Nasional

Aksi Teror Muncul, Memperkuat atau Melemahkan Kelompok Teroris?

Ahad, 29 November 2020 | 21:30 WIB

Aksi Teror Muncul, Memperkuat atau Melemahkan Kelompok Teroris?

Pengamat Terorisme Alto Labetubun. (Foto: NU Online/Syakir)

Jakarta, NU Online
Aksi teror yang dilakukan Mujahidin Indonesia Timur (MIT) tidak akan memperkuat kelompok teroris. Hal tersebut disampaikan Pengamat Terorisme Alto Labetubun saat bincang santai secara virtual yang dipandu Savic Ali pada Ahad (29/11).


Menurutnya, jika aksi teror meningkat, dukungan terhadap kelompok teroris akan turun. Sebab hal tersebut melahirkan desakan massa. “Dan itu pasti akan dieksekusi pemerintah,” katanya.


Karenanya, potensi untuk menambah anggota bagi kelompok tersebut kecil. Alto menjelaskan, tidak semua orang siap hidup susah di hutan.


Justru, kelompok yang akan mendapat tambahan anggota adalah kelompok Violence Extremisme Organization (VEO) yang masih abu-abu dan aksinya kecil.


“Kemungkinan VEO mendapat massa lebih banyak sangat mungkin,” kata pria yang berpengalaman di medan peperangan Timur Tengah itu.


Ia tidak melihat adanya penambahan atau kelompok teror semakin canggih. Hal ini berbeda dengan konteks Irak dengan ISIS-nya atau Al-Qaeda di Afghanistan. Ia menegaskan ulang bahwa yang akan diuntungkan adalah VEO.


Sebab, bagaimana pun, masyarakat Indonesia tidak setuju dengan aksi pemenggalan. Tidak semua orang walaupun dia radikal siap untuk bergabung dengan kelompok teror untuk mempersiapkan dan melakukan aksi teror.


“Itu orang-orang pilihan. Dan talennya sangat kecil. Masih banyak faktor bergabung menjadi kelompok teror,” katanya.


Sementara itu, Komandan Detasemen Khusus 99 Asmaul Husna, Gerakan Pemuda Ansor Nuruzzaman mengatakan bahwa kalau kondisi politik identitas semakin menguat memudahkan kelompok teror merekrut anggota.


“Karena menjadi teroris tidak tiba-tiba, semakin orang setuju dengan HRS, potensi akan semakin besar karena ada bahan baku kelompok teroris merekrut anggota. Kalau semakin moderat semakin sulit,” katanya.

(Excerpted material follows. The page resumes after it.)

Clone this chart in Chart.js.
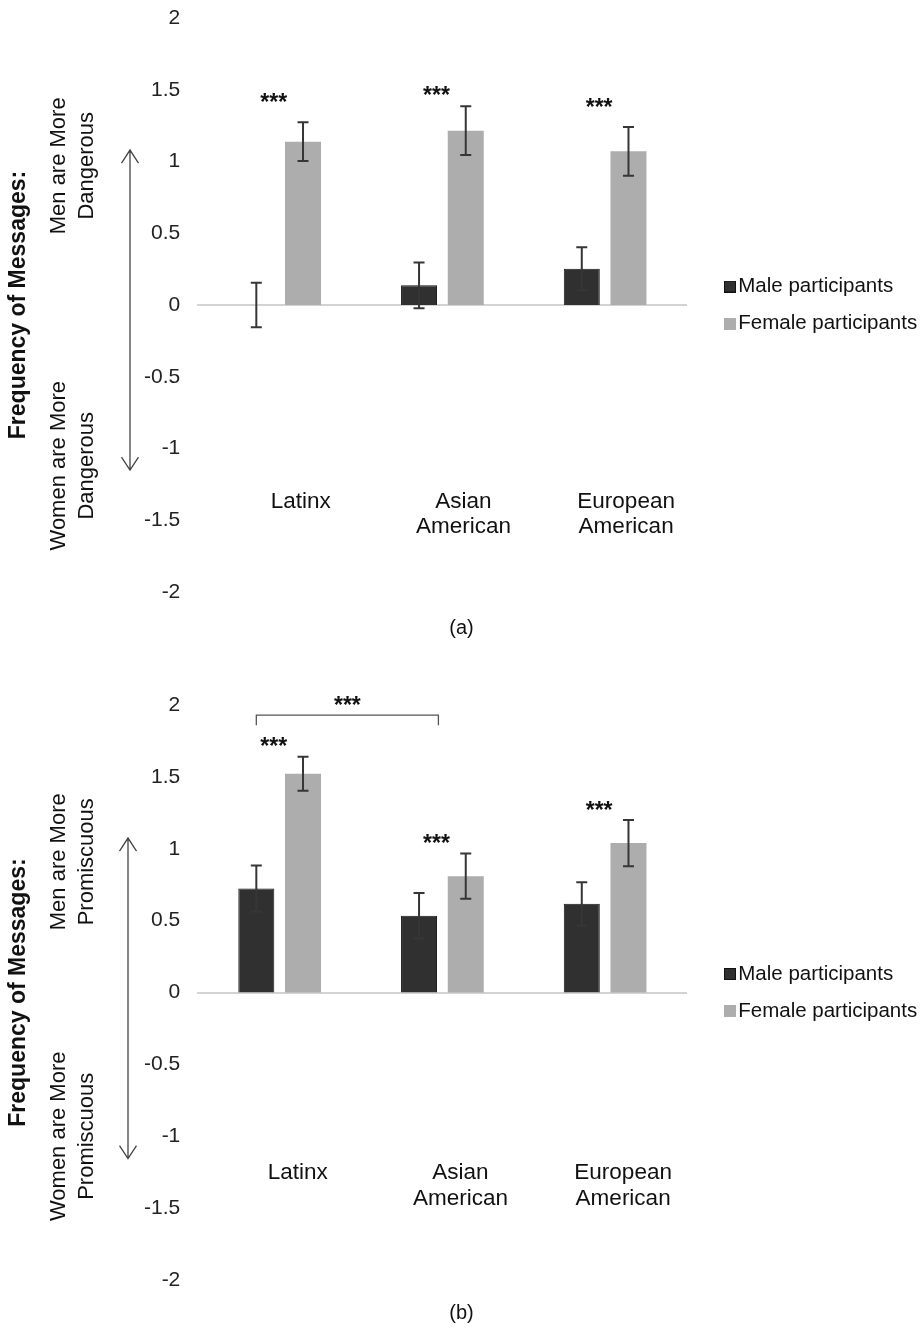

Oleh karena itu, keputusan Pengurus Besar Nahdlatul Ulama (PBNU) untuk meniadakan istilah kafir dan menggantinya dengan warga negara merupakan langkah penting untuk menciptakan kondisi Indonesia bisa diterima semua kalangan


Untuk mengatasi kondisi seperti ini, tidak hanya berharap pada pemerintah. Ia menegaskan bahwa hal ini bergantung kepada semua masyarakat sipil yang harus saling sinergi.


Senada dengan Kang Zaman, Malik Riduan, mahasiswa doktoral di salah satu kampus di Australia, mengatakan bahwa mencari anggota baru sangat memungkinkan jika melihat kondisi dan situasi politik saat ini.


“Mencari 10 orang yang mau memenggal kepala dari 3000 orang yang mendengar pidato soal penggal kepala mungkin tidak terlalu susah,” katanya.